We had to spend it apart because Christmas is really important to both our families. I have to go to my grandparents because its the only time I ever see them out of the year, and he has to be with his family because he feels like its the right thing to do.
I totally understand it, but it sucks.
He sees how much its tearing me apart, so next year we are going to try to make it so we are apart on Christmas Eve and Christmas Day, but then he rents a car (we don't own a car because it would cost 300 dollars a month to park it in the city which isn't worth it for us when we can just take the subway or bus most places) and comes to my parents house Christmas night. We'd stay together here that night, and the next day drive to my grandparents house and visit them and then go back home together.
That way we'd only have to be apart one night, which would be MUCH more comforting.
I know what you mean about being miserable when moving away. I was really scared of that when we moved to NY, because I lived in my house in PA all my life before moving in with him. I was afraid of losing every friend I ever made and of missing my family so much.
I know you know how that feels to an extent since you moved away from your parents and sister when you decided to live with Travis. It can be really hard.
Luckily, I worked through it. We made new friends in NY (although not a lot. not nearly the friends I used to have), and I found out that the true friends who cared for me would try to make efforts to come up and visit us.
I feel bad for you if you guys do have to move for that though, especially if its for just a year. When you finally felt settled in somewhere new and got some new good friends it would probably be time to move again
Although, with each other and Kristen, I'm sure you could make it through. I really hope things work out for you though.
I do want to be excited to see my grandparents and happy to spend time with them since they won't be around for long, but I can't help but feel so sad and weird when I am there. I almost feel like I am outside of the family watching their life as a tv show or something, only realization hits and I remember its my life I'm living, and they really are like this.

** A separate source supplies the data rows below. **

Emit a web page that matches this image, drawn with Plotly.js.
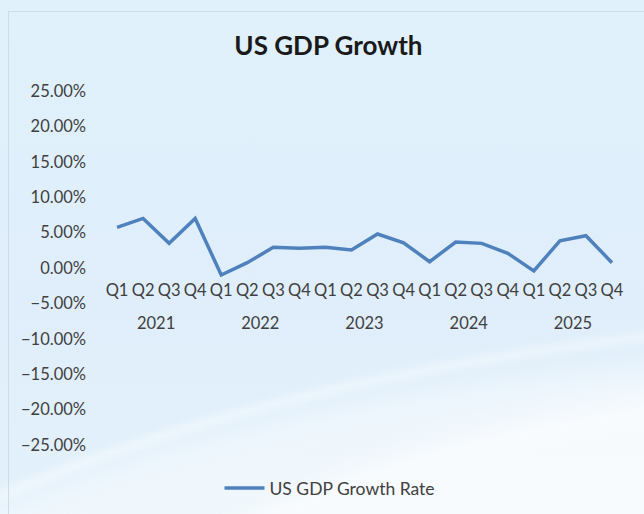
<!DOCTYPE html>
<html>
<head>
<meta charset="utf-8">
<script src="https://cdn.plot.ly/plotly-3.0.1.min.js"></script>
<style>
html, body { margin: 0; padding: 0; width: 644px; height: 514px; overflow: hidden; background: #e0f0fb; }
#bg { position: absolute; left: 0; top: 0; width: 644px; height: 514px; }
#frame { position: absolute; left: 8px; top: 11px; width: 640px; height: 510px; border-left: 1px solid #d0dbe5; border-top: 1px solid #d0dbe5; }
#chart { position: absolute; left: 0; top: 0; width: 644px; height: 514px; }
</style>
</head>
<body>
<svg id="bg" xmlns="http://www.w3.org/2000/svg" width="644" height="514">
  <defs>
    <linearGradient id="g" x1="0" y1="0" x2="0" y2="1">
      <stop offset="0" stop-color="#e0f1fc"/>
      <stop offset="0.6" stop-color="#dfeefa"/>
      <stop offset="1" stop-color="#e3f1fb"/>
    </linearGradient>
    <filter id="blur" x="-0.2" y="-0.2" width="1.4" height="1.4"><feGaussianBlur stdDeviation="14"/></filter>
    <filter id="blur2" x="-0.2" y="-0.2" width="1.4" height="1.4"><feGaussianBlur stdDeviation="4"/></filter>
  </defs>
  <rect width="644" height="514" fill="url(#g)"/>
  <path d="M-40,530 Q250,390 700,360 L700,560 L-40,560 Z" fill="#ffffff" opacity="0.45" filter="url(#blur)"/>
  <path d="M200,540 Q420,420 700,390 L700,560 Z" fill="#ffffff" opacity="0.5" filter="url(#blur)"/>
  <path d="M-20,505 Q260,380 660,335" fill="none" stroke="#ffffff" stroke-width="7" opacity="0.55" filter="url(#blur2)"/>
  <path d="M250,525 Q430,440 660,410" fill="none" stroke="#ffffff" stroke-width="6" opacity="0.45" filter="url(#blur2)"/>
</svg>
<div id="frame"></div>
<div id="chart"></div>
<script>
var years = ["2021","2021","2021","2021","2022","2022","2022","2022","2023","2023","2023","2023","2024","2024","2024","2024","2025","2025","2025","2025"];
var quarters = ["Q1","Q2","Q3","Q4","Q1","Q2","Q3","Q4","Q1","Q2","Q3","Q4","Q1","Q2","Q3","Q4","Q1","Q2","Q3","Q4"];
var growthRate = [0.0574, 0.0700, 0.0348, 0.0700, -0.0099, 0.0075, 0.0292, 0.0278, 0.0292, 0.0254, 0.0480, 0.0357, 0.0089, 0.0367, 0.0348, 0.0207, -0.0042, 0.0385, 0.0456, 0.0075];
var seriesName = "US GDP Growth Rate";
var chartTitle = "US GDP Growth";

// year labels get a blank first line so they sit lower under the quarter labels
var yearLabels = years.map(function (y) { return " <br>" + y; });

var trace = {
  type: "scatter",
  mode: "lines",
  x: [yearLabels, quarters],
  y: growthRate,
  name: seriesName,
  line: { color: "#4f81bd", width: 3.5 },
  showlegend: true,
  hoverinfo: "skip"
};

var fontFam = "Lato, 'Open Sans', sans-serif";

var layout = {
  width: 644,
  height: 514,
  paper_bgcolor: "rgba(0,0,0,0)",
  plot_bgcolor: "rgba(0,0,0,0)",
  margin: { l: 104, r: 19, t: 91, b: 69, autoexpand: false },
  font: { family: fontFam, color: "#404040", size: 16.5 },
  title: {
    text: "<b>" + chartTitle + "</b>",
    font: { family: fontFam, size: 26, color: "#1a1a1a" },
    x: 0.51, xref: "container", xanchor: "center",
    y: 1 - 46 / 514, yref: "container", yanchor: "middle"
  },
  xaxis: {
    type: "multicategory",
    anchor: "free",
    position: 0.5,
    range: [-0.5, 19.5],
    showline: false,
    showgrid: false,
    zeroline: false,
    showdividers: false,
    ticks: "",
    ticklabelstandoff: 10,
    tickfont: { size: 16.5, color: "#404040" }
  },
  yaxis: {
    range: [-0.25, 0.25],
    dtick: 0.05,
    tick0: 0,
    tickformat: ".2%",
    showgrid: false,
    zeroline: false,
    showline: false,
    ticks: "",
    ticklabelstandoff: 17,
    tickfont: { size: 16.5, color: "#404040" }
  },
  showlegend: true,
  legend: {
    orientation: "h",
    xref: "container", yref: "container",
    x: 330 / 644, xanchor: "center",
    y: 1 - 488 / 514, yanchor: "middle",
    itemwidth: 40,
    bgcolor: "rgba(0,0,0,0)",
    font: { size: 17.5, color: "#404040" }
  }
};

Plotly.newPlot("chart", [trace], layout, { displayModeBar: false, staticPlot: true });
</script>
</body>
</html>
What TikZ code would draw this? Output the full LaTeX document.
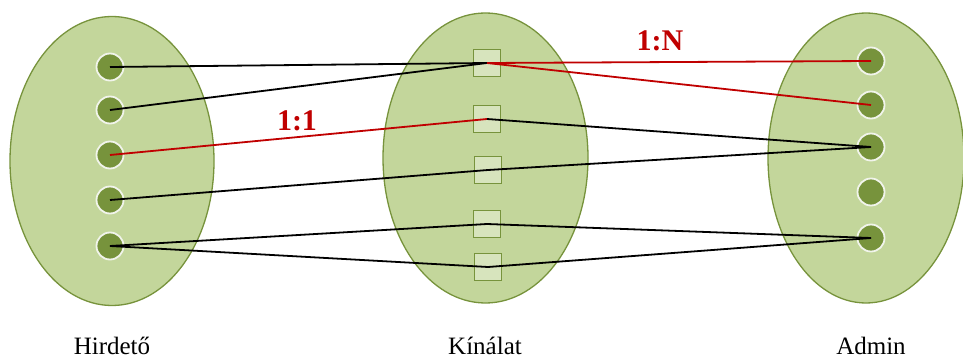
\documentclass[tikz,border=0pt]{standalone}
\usepackage{fontspec}
\setmainfont{Liberation Serif}
\usetikzlibrary{shapes.geometric}
\definecolor{setfill}{HTML}{C3D69B}
\definecolor{olive}{HTML}{77933C}
\definecolor{boxfill}{HTML}{D7E4BD}
\definecolor{relred}{HTML}{C00000}
\begin{document}
\begin{tikzpicture}[x=1pt,y=-1pt,
  setoval/.style={ellipse,draw=olive,fill=setfill,line width=1.3pt,inner sep=0pt},
  entity/.style={circle,fill=olive,draw=white!90!olive,line width=1.8pt,minimum size=27pt,inner sep=0pt},
  offer/.style={rectangle,fill=boxfill,draw=olive,line width=1.7pt,minimum size=27pt,inner sep=0pt},
  link/.style={black,line width=1.8pt},
  rel/.style={relred,line width=1.8pt},
  card/.style={text=relred,font=\bfseries\fontsize{30}{33}\selectfont},
  caption/.style={font=\fontsize{25}{28}\selectfont,anchor=base,inner sep=0pt}]
\useasboundingbox (0,0) rectangle (963,358);
% the three sets
\node[setoval,minimum width=204pt,minimum height=289pt] (hset) at (112,161) {};
\node[setoval,minimum width=205pt,minimum height=290pt] (kset) at (485.5,158) {};
\node[setoval,minimum width=196pt,minimum height=290pt] (aset) at (866,158) {};
% Hirdeto elements
\node[entity] (h1) at (110,67) {};
\node[entity] (h2) at (110,110) {};
\node[entity] (h3) at (110,155) {};
\node[entity] (h4) at (110,200) {};
\node[entity] (h5) at (110,246) {};
% Kinalat elements
\node[offer] (k1) at (487,63) {};
\node[offer] (k2) at (487,119) {};
\node[offer] (k3) at (488,170) {};
\node[offer] (k4) at (487,224) {};
\node[offer] (k5) at (488,267) {};
% Admin elements
\node[entity] (a1) at (871,61) {};
\node[entity] (a2) at (871,105) {};
\node[entity] (a3) at (871,147) {};
\node[entity] (a4) at (871,192) {};
\node[entity] (a5) at (871,238) {};
% connections
\draw[link] (h1.center) -- (k1.center);
\draw[link] (h2.center) -- (k1.center);
\draw[rel]  (h3.center) -- (k2.center);
\draw[link] (h4.center) -- (k3.center);
\draw[link] (h5.center) -- (k4.center);
\draw[link] (h5.center) -- (k5.center);
\draw[rel]  (k1.center) -- (a1.center);
\draw[rel]  (k1.center) -- (a2.center);
\draw[link] (k2.center) -- (a3.center);
\draw[link] (k3.center) -- (a3.center);
\draw[link] (k4.center) -- (a5.center);
\draw[link] (k5.center) -- (a5.center);
% cardinality labels
\node[card] (oneone) at (297,121) {1:1};
\node[card] (onemany) at (660,41) {1:N};
% set captions
\node[caption] (hcap) at (112,354) {Hirdető};
\node[caption] (kcap) at (485,354) {Kínálat};
\node[caption] (acap) at (871,354) {Admin};
\end{tikzpicture}
\end{document}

Writing Mike notes sounds like a good idea. I've actually been keeping a journal he doesn't know about in Microsoft word (its like 40 pages now haha) about everything we have been doing together and the things we go through, both good and bad. I've been doing it for well over a year now, so it has a lot of our relationship in it (although not all of it). I'm thinking about giving it to him one day, maybe after engagement or marriage or something, as kind of a gift and a memory of our story.